Hay una curiosa teoría según la cual una determinada concatenación de pequeños eventos fortuitos puede terminar en un evento catastrófico. Por ejemplo, el aleteo de una mariposa en Norteamérica puede concluir en una feroz tormenta en Europa. Se la conoce, justamente, como la Teoría del Efecto Mariposa, y bien podría aplicarse a este conflicto.
¿Cuándo habrá empezado a aletear la mariposa de la guerra en la Tierra de Israel? Algunos historiadores del futuro tal vez señalen los días de la retirada de Gaza, cuando un extraño Ariel Sharon tomó la decisión más polémica de su vida política: evacuar las colonias que él mismo había ayudado a crear.
Sobre qué animó a Sharon a adoptar semejante medida, se podrán hacer toda clase de conjeturas, pero la verdad permanecerá oculta para siempre. La mente intrincada y ajedrecística del viejo general solía adelantarse varios pasos a las jugadas de su oponentes, pero el hecho es que nadie más que él sabía a dónde quería llegar.

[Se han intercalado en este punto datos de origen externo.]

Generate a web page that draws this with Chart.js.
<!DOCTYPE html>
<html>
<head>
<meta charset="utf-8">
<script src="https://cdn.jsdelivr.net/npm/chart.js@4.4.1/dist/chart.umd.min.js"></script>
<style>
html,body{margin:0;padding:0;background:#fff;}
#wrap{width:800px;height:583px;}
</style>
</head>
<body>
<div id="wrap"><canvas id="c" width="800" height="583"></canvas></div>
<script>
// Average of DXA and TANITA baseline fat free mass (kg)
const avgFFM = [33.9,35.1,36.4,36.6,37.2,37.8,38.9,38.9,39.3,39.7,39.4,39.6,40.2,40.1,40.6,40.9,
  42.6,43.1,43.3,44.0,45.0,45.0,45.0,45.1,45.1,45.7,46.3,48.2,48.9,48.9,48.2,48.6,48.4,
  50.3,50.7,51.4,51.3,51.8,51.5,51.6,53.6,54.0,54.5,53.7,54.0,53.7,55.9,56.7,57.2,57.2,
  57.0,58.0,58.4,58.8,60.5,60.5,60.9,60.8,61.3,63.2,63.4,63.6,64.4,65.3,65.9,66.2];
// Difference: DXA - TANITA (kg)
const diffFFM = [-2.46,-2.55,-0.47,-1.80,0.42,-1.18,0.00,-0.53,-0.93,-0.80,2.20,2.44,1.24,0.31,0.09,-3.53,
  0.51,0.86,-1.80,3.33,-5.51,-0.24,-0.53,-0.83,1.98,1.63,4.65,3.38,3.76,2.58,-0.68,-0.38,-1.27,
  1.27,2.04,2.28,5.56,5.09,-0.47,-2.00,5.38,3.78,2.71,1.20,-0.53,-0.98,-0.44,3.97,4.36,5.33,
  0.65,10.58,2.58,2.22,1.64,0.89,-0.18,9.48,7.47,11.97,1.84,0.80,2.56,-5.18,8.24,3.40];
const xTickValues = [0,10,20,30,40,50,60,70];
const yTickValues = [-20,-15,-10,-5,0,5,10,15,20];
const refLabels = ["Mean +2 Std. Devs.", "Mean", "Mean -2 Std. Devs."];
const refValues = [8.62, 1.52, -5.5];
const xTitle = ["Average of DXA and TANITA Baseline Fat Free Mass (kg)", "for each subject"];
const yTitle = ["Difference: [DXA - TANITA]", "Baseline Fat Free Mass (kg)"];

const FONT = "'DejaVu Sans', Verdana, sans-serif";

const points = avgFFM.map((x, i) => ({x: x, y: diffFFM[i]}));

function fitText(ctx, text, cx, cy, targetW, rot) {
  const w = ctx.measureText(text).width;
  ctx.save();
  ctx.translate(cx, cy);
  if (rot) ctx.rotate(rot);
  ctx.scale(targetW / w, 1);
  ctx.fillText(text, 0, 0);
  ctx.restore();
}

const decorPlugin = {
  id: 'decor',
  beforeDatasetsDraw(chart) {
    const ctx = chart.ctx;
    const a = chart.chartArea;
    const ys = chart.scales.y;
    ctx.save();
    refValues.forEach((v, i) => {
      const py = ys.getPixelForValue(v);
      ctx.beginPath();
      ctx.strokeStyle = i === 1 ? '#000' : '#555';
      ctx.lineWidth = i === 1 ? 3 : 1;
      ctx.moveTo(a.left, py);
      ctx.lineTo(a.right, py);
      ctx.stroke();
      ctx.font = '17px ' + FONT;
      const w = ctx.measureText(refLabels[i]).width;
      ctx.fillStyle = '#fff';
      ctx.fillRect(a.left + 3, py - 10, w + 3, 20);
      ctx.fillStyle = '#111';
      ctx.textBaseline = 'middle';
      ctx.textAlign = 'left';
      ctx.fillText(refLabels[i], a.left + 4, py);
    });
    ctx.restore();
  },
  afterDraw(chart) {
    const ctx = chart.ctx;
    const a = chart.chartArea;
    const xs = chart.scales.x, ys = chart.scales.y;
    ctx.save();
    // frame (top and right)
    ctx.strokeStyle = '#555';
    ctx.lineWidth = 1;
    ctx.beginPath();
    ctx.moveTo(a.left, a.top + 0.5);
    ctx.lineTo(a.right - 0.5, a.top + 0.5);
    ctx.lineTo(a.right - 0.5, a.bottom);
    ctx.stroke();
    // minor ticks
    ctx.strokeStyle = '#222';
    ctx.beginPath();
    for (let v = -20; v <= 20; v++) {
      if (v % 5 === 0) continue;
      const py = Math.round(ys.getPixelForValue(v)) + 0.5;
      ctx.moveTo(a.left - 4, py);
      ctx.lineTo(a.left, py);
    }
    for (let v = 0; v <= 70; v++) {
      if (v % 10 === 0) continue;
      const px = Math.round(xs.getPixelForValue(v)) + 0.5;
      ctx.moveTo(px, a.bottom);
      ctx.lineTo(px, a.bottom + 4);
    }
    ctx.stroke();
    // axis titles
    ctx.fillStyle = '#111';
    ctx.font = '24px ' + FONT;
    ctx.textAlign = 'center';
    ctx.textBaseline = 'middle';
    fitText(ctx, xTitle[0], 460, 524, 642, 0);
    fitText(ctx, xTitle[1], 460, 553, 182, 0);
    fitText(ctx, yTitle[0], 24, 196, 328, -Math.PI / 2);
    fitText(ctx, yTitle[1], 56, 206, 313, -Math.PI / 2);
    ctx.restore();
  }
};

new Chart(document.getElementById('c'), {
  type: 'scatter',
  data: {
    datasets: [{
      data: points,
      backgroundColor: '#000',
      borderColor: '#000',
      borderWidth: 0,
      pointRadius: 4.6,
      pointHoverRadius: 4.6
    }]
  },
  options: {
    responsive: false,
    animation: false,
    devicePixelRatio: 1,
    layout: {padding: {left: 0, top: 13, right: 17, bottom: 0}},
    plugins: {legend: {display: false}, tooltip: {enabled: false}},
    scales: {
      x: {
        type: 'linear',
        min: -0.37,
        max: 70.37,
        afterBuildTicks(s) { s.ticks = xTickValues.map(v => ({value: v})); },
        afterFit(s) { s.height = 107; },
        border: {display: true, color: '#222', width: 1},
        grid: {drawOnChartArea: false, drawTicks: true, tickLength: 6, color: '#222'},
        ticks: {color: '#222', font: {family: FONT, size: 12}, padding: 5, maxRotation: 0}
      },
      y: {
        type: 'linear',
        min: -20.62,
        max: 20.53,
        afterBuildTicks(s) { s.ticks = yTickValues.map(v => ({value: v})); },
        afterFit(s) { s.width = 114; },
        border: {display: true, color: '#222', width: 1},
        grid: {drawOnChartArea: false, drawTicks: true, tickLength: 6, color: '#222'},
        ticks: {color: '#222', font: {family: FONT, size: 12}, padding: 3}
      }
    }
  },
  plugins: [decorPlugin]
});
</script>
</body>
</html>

El evento que siguió sí fue inesperado: el desplazamiento del veterano Shimon Peres de la conducción del partido Avodá por parte del dinámico sindicalista Amir Peretz. El recambio en Avodá provocó una tormenta política cuyos efectos aún perduran; como un toro en San Fermín, Peretz arremetió contra la coalición de gobierno de manera tan previsible como estúpida. Sharon simplemente se hizo a un lado y dejó que Peretz embistiera contra la pared, haciendo caer la coalición y forzando elecciones anticipadas de las que se sabía ganador.
El tercer evento de la secuencia fue aún más desconcertante: Sharon abjuró del Likud, su hogar político, para formar Kadima, un partido sin raíces destinado nada más que a ganar los comicios venideros, y de paso, propinarle a Bibi Netanyahu un castigo electoral tan duro que lo obligase a salir del Likud; una vez que Bibi estuviese afuera, el viejo Arik volvería al Likud, su casa, y formaría junto con Kadima y otros partidos menores la coalición de gobierno más fuerte de la historia de Israel.
Hasta aquí, nada más que un poco del inofensivo folcklore político israelí. Pero entonces, algo salió mal.
Una tormenta perfecta.
El cuarto evento ocurrió el 5 de enero de 2006, cuando el maltratado cuerpo del viejo héroe de Israel dijo basta, y junto con él, los sueños de grandeza para el país por el que había luchado toda su vida. Lo que sobrevino luego fue una elección surrealista, con una derecha desconcertada y fracturada en veinte pedazos, y una izquierda despreciada reducida a la insignificancia. De aquellos comicios -el quinto evento- emergió una rocambolesca coalición en la que ninguno de los partidos tenía más del 25% de los votos, y en la que estaban reunidos antiguos halcones del Likud, laboristas moderados y pacifistas acérrimos, como el propio Peretz, que incluso había adherido a los ridículos Protocolos de Ginebra, promovidos por un farsesco Iosi Beilin alejado del poder.
Dicen que la política es el arte de lo posible. Aún de lo disparatadamente posible. Fue entonces que Olmert decidió aceptar que Peretz, un hombre sin ninguna experiencia militar, ocupara la decisiva cartera de Defensa, en medio del estupor del público y de la cúpula castrense. Quien que había sido tan efectivo para organizar huelgas de maestros y cabildeos en la Histadrut, decidió que era bueno para su carrera política jugar a ser John Wayne en el Ministerio de Defensa, y así suplir su mayor falencia. Incapaz de entenderse con los militares –o incapaz de ser su ministro-, decidió crear, a principios de mayo, una “oficina de enlace” entre el Estado Mayor y el Ministerio de Defensa (algo insólito y sin precedentes), poniendo a su cargo general retirado Mijael Herzog, hombre de su confianza, quien en la práctica oficiaría de alcahuete del ministro. El malestar que provocó entre los generales fue tan grande que el propio Ramatkal (Jefe del Estado Mayor Conjunto), general Dan Halutz, solicitó a Olmert que asumiera él mismo el mando político del Tzahal, puenteando al Ministro de Defensa.
Pero nada distrajo a los israelíes de su preocupación por la marcha de la economía, el mundial de fútbol y otras banalidades. Ni siquiera el triunfo de Hamas en las elecciones palestinas -el sexto evento-, el programa nuclear iraní, o los cohetes Qassam, que empezaron a hacerse rutina en el sur del país. Y para enfrentar las amenazas, un gobierno sin experiencia, dividido e intrínsecamente inestable.
Con semejante caos, no es de extrañar que en algún lugar de Teherán alguien preparara un plan para agredir, una vez más, al estado hebreo. Los ayatollahs sabían que tenían que adelantarse si no querían sufrir, gracias a su plan atómico, la misma suerte que Saddam Hussein con sus armas de destrucción masiva. El cielo se iría ennegreciendo con el correr de los meses, al compás de las amenazas del presidente iraní, aunque los israelíes tuvieran los oídos sordos, cansados ya de Intifadas, atentados suicidas y violencia. Se avecinaba una tormenta. Una tormenta perfecta.